§ SUPPLIED DATA
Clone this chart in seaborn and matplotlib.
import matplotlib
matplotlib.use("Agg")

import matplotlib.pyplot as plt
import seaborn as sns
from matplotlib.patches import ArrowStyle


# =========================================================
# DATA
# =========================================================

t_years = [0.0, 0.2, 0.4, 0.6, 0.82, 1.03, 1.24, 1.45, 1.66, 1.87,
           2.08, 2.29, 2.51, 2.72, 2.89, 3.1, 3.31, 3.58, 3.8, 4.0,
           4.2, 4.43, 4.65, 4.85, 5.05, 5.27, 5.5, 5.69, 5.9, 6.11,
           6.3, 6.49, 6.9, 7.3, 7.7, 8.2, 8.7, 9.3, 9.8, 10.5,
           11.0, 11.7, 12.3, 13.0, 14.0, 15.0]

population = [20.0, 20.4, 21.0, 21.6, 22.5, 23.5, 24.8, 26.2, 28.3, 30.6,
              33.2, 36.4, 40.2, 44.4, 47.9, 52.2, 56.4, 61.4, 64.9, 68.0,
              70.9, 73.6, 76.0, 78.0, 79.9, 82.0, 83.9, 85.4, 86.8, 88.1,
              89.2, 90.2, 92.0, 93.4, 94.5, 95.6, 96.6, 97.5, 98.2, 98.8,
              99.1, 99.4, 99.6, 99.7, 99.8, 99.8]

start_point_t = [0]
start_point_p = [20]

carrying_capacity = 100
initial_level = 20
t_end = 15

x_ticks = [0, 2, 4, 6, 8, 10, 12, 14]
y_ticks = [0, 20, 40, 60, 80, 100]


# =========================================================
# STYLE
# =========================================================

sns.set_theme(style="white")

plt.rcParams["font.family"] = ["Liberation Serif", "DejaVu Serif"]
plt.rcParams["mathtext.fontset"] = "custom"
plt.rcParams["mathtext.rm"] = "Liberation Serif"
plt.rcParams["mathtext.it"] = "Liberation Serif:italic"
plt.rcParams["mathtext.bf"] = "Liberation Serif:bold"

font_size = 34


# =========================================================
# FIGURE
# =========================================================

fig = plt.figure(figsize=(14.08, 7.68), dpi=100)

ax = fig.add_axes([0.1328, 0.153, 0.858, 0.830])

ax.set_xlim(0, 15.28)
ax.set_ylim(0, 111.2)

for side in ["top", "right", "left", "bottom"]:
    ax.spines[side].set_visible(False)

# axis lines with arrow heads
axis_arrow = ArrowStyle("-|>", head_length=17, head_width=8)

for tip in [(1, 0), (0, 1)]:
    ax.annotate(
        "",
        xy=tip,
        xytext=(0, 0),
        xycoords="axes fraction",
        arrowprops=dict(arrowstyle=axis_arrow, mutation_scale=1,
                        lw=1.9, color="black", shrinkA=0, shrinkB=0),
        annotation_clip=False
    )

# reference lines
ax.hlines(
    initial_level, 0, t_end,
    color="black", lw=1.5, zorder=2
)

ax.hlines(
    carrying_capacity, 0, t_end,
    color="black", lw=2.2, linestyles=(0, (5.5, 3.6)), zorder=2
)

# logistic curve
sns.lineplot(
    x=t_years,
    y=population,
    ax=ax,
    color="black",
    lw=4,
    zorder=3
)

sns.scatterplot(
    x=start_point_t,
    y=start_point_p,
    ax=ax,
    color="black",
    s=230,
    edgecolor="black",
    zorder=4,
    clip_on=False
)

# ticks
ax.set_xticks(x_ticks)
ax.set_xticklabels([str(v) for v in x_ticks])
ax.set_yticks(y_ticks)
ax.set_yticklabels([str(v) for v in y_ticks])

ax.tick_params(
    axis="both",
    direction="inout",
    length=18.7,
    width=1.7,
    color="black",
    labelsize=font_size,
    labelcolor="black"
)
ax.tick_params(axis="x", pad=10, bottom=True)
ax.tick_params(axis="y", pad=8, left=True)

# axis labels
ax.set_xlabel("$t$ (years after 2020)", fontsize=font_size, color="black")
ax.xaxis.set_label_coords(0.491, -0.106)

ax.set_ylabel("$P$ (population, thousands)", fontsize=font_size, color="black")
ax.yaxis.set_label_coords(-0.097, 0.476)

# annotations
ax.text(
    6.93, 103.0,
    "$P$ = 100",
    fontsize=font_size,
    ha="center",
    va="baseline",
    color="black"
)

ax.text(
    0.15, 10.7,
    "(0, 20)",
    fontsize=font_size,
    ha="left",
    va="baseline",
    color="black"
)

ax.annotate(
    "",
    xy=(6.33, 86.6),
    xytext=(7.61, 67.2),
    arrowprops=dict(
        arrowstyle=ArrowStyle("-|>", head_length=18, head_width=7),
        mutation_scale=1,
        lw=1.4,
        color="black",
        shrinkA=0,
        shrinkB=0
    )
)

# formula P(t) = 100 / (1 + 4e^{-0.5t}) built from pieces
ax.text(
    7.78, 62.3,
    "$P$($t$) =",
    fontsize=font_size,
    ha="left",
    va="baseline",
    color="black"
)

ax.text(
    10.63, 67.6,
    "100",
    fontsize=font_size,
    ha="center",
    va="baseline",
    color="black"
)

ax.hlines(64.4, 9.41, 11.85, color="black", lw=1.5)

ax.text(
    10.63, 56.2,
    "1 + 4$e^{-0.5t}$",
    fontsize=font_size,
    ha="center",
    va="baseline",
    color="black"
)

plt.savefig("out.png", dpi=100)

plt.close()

§ TASK DETAILS
Copy exactly the lines that run from the first line of the data to the line containing "y_ticks = [0, 20, 40, 60, 80, 100]", please, with both ends included and nothing else.

§ REPLY
Clone this chart in seaborn and matplotlib.
import matplotlib
matplotlib.use("Agg")

import matplotlib.pyplot as plt
import seaborn as sns
from matplotlib.patches import ArrowStyle


# =========================================================
# DATA
# =========================================================

t_years = [0.0, 0.2, 0.4, 0.6, 0.82, 1.03, 1.24, 1.45, 1.66, 1.87,
           2.08, 2.29, 2.51, 2.72, 2.89, 3.1, 3.31, 3.58, 3.8, 4.0,
           4.2, 4.43, 4.65, 4.85, 5.05, 5.27, 5.5, 5.69, 5.9, 6.11,
           6.3, 6.49, 6.9, 7.3, 7.7, 8.2, 8.7, 9.3, 9.8, 10.5,
           11.0, 11.7, 12.3, 13.0, 14.0, 15.0]

population = [20.0, 20.4, 21.0, 21.6, 22.5, 23.5, 24.8, 26.2, 28.3, 30.6,
              33.2, 36.4, 40.2, 44.4, 47.9, 52.2, 56.4, 61.4, 64.9, 68.0,
              70.9, 73.6, 76.0, 78.0, 79.9, 82.0, 83.9, 85.4, 86.8, 88.1,
              89.2, 90.2, 92.0, 93.4, 94.5, 95.6, 96.6, 97.5, 98.2, 98.8,
              99.1, 99.4, 99.6, 99.7, 99.8, 99.8]

start_point_t = [0]
start_point_p = [20]

carrying_capacity = 100
initial_level = 20
t_end = 15

x_ticks = [0, 2, 4, 6, 8, 10, 12, 14]
y_ticks = [0, 20, 40, 60, 80, 100]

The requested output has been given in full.